▶ _WHAT IS ASKED_:
Return the material exactly, first line through the line containing "pct < 1 else", and nothing more. Pictures stay out.

== == ==

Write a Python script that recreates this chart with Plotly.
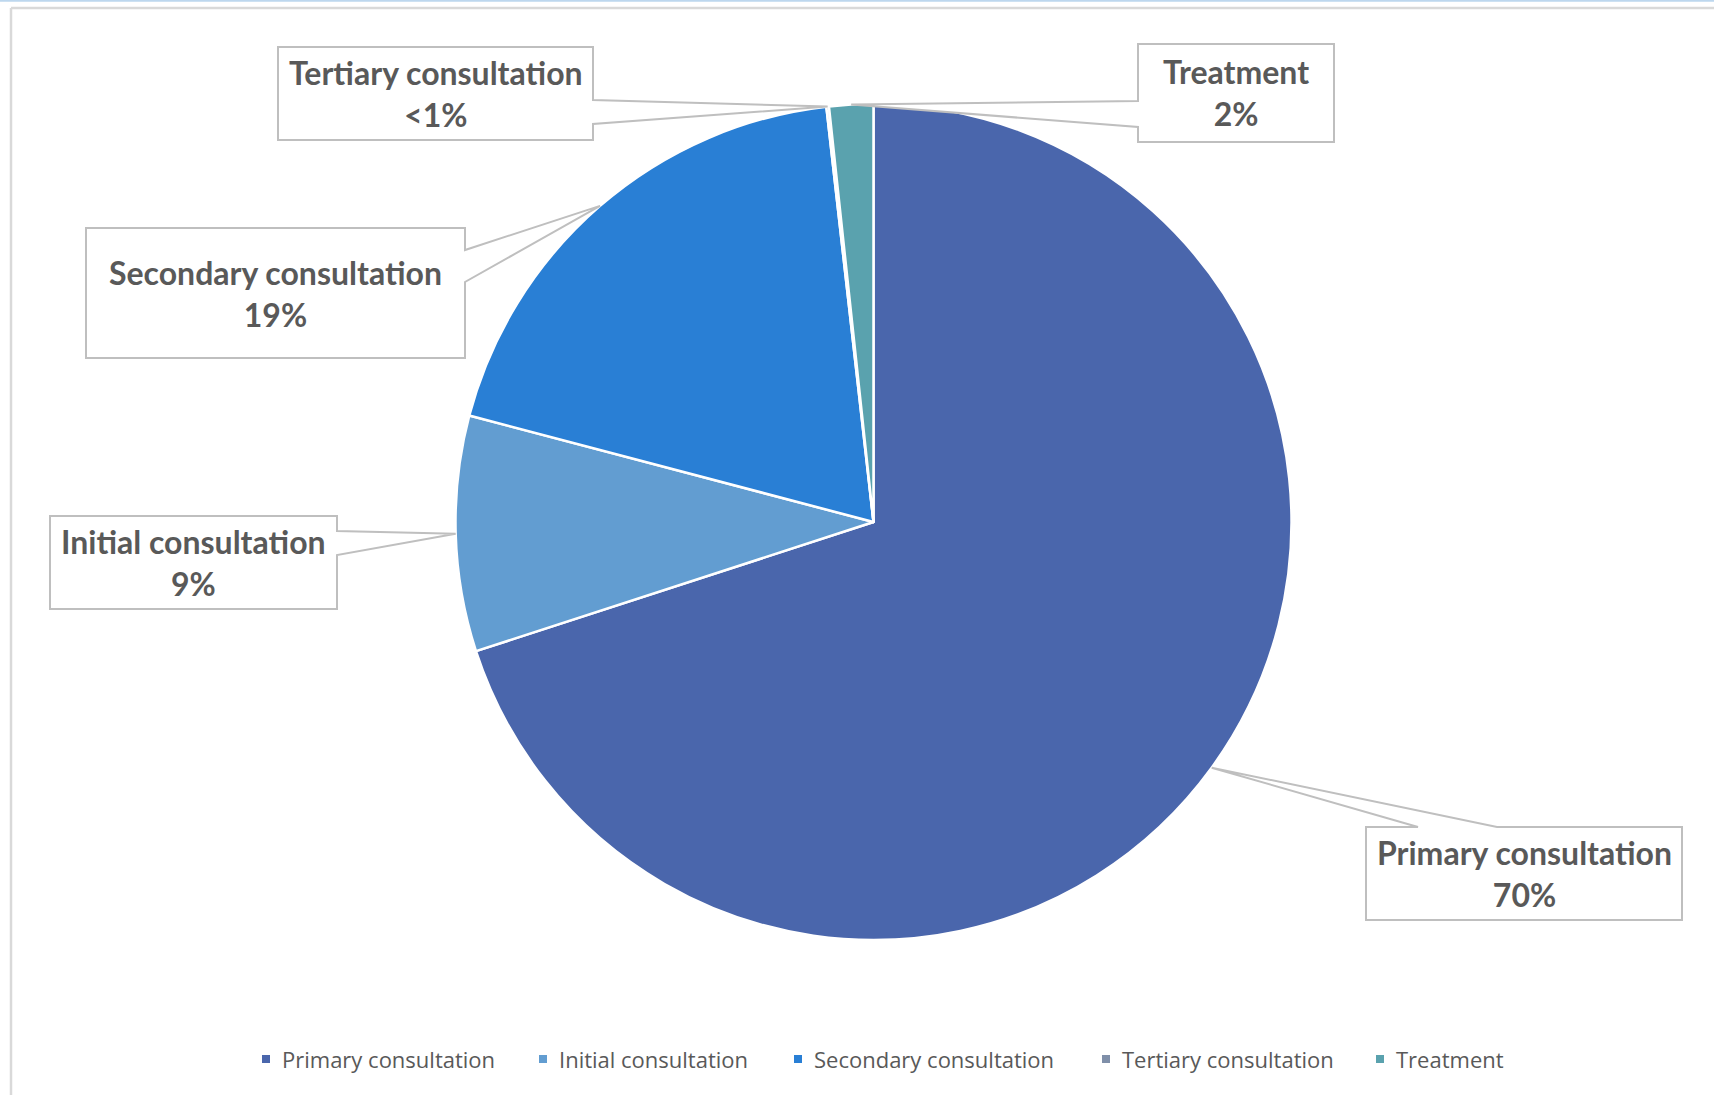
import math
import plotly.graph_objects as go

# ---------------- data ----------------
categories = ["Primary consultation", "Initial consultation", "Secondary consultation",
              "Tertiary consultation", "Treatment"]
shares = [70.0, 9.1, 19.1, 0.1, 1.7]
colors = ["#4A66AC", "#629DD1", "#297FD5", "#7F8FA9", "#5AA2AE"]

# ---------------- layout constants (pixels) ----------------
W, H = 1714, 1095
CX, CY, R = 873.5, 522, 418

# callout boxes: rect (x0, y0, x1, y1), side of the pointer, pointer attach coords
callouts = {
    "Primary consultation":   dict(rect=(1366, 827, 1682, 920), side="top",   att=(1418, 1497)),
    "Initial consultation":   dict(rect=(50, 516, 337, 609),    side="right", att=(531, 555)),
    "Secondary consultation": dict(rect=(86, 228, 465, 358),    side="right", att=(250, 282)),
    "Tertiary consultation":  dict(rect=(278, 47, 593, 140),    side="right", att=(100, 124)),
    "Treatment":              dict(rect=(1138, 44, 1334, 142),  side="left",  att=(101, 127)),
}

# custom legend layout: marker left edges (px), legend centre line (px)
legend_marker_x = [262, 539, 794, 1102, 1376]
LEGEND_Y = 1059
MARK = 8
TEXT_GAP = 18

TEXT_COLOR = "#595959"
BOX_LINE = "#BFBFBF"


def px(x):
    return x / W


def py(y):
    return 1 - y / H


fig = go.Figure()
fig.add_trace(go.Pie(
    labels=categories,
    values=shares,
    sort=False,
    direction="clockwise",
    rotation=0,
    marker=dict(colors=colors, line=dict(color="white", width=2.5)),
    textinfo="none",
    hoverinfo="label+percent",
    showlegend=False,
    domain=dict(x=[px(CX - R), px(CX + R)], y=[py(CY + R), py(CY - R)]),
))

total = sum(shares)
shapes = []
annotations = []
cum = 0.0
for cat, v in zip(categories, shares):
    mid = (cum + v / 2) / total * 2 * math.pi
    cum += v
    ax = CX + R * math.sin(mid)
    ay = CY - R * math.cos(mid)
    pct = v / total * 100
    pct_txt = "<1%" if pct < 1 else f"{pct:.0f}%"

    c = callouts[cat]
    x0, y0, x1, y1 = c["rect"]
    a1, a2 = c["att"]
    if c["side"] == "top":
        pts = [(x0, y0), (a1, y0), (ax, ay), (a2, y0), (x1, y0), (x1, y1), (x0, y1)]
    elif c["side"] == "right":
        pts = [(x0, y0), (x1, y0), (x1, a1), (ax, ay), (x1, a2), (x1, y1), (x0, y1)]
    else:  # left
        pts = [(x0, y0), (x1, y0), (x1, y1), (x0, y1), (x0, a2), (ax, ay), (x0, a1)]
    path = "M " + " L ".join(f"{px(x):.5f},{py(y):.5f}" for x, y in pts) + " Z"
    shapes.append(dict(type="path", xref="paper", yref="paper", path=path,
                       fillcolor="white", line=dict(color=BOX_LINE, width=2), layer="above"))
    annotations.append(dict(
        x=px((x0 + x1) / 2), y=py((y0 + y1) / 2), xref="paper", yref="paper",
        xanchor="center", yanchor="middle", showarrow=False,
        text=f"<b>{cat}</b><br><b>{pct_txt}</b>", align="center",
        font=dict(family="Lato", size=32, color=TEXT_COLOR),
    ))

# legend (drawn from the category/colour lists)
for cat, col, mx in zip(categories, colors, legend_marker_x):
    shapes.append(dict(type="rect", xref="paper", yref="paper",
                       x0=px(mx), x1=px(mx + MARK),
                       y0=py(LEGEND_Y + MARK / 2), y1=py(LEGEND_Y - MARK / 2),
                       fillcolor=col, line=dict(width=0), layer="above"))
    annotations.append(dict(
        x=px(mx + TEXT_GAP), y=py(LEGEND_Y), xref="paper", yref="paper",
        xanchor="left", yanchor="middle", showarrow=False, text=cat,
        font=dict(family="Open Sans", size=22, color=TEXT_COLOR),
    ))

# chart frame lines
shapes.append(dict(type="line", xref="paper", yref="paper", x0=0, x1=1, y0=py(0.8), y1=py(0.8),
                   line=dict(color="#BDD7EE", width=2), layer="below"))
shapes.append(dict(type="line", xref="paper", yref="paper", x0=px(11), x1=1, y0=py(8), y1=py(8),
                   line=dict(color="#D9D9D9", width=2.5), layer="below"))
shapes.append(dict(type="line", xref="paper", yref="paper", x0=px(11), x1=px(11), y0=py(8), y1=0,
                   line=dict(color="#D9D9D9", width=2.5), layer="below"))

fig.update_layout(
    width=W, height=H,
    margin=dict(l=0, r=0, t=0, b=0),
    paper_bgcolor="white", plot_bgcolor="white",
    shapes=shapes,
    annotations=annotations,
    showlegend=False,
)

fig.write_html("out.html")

== == ==

▶ _TASK RESULT_:
Write a Python script that recreates this chart with Plotly.
import math
import plotly.graph_objects as go

# ---------------- data ----------------
categories = ["Primary consultation", "Initial consultation", "Secondary consultation",
              "Tertiary consultation", "Treatment"]
shares = [70.0, 9.1, 19.1, 0.1, 1.7]
colors = ["#4A66AC", "#629DD1", "#297FD5", "#7F8FA9", "#5AA2AE"]

# ---------------- layout constants (pixels) ----------------
W, H = 1714, 1095
CX, CY, R = 873.5, 522, 418

# callout boxes: rect (x0, y0, x1, y1), side of the pointer, pointer attach coords
callouts = {
    "Primary consultation":   dict(rect=(1366, 827, 1682, 920), side="top",   att=(1418, 1497)),
    "Initial consultation":   dict(rect=(50, 516, 337, 609),    side="right", att=(531, 555)),
    "Secondary consultation": dict(rect=(86, 228, 465, 358),    side="right", att=(250, 282)),
    "Tertiary consultation":  dict(rect=(278, 47, 593, 140),    side="right", att=(100, 124)),
    "Treatment":              dict(rect=(1138, 44, 1334, 142),  side="left",  att=(101, 127)),
}

# custom legend layout: marker left edges (px), legend centre line (px)
legend_marker_x = [262, 539, 794, 1102, 1376]
LEGEND_Y = 1059
MARK = 8
TEXT_GAP = 18

TEXT_COLOR = "#595959"
BOX_LINE = "#BFBFBF"


def px(x):
    return x / W


def py(y):
    return 1 - y / H


fig = go.Figure()
fig.add_trace(go.Pie(
    labels=categories,
    values=shares,
    sort=False,
    direction="clockwise",
    rotation=0,
    marker=dict(colors=colors, line=dict(color="white", width=2.5)),
    textinfo="none",
    hoverinfo="label+percent",
    showlegend=False,
    domain=dict(x=[px(CX - R), px(CX + R)], y=[py(CY + R), py(CY - R)]),
))

total = sum(shares)
shapes = []
annotations = []
cum = 0.0
for cat, v in zip(categories, shares):
    mid = (cum + v / 2) / total * 2 * math.pi
    cum += v
    ax = CX + R * math.sin(mid)
    ay = CY - R * math.cos(mid)
    pct = v / total * 100
    pct_txt = "<1%" if pct < 1 else f"{pct:.0f}%"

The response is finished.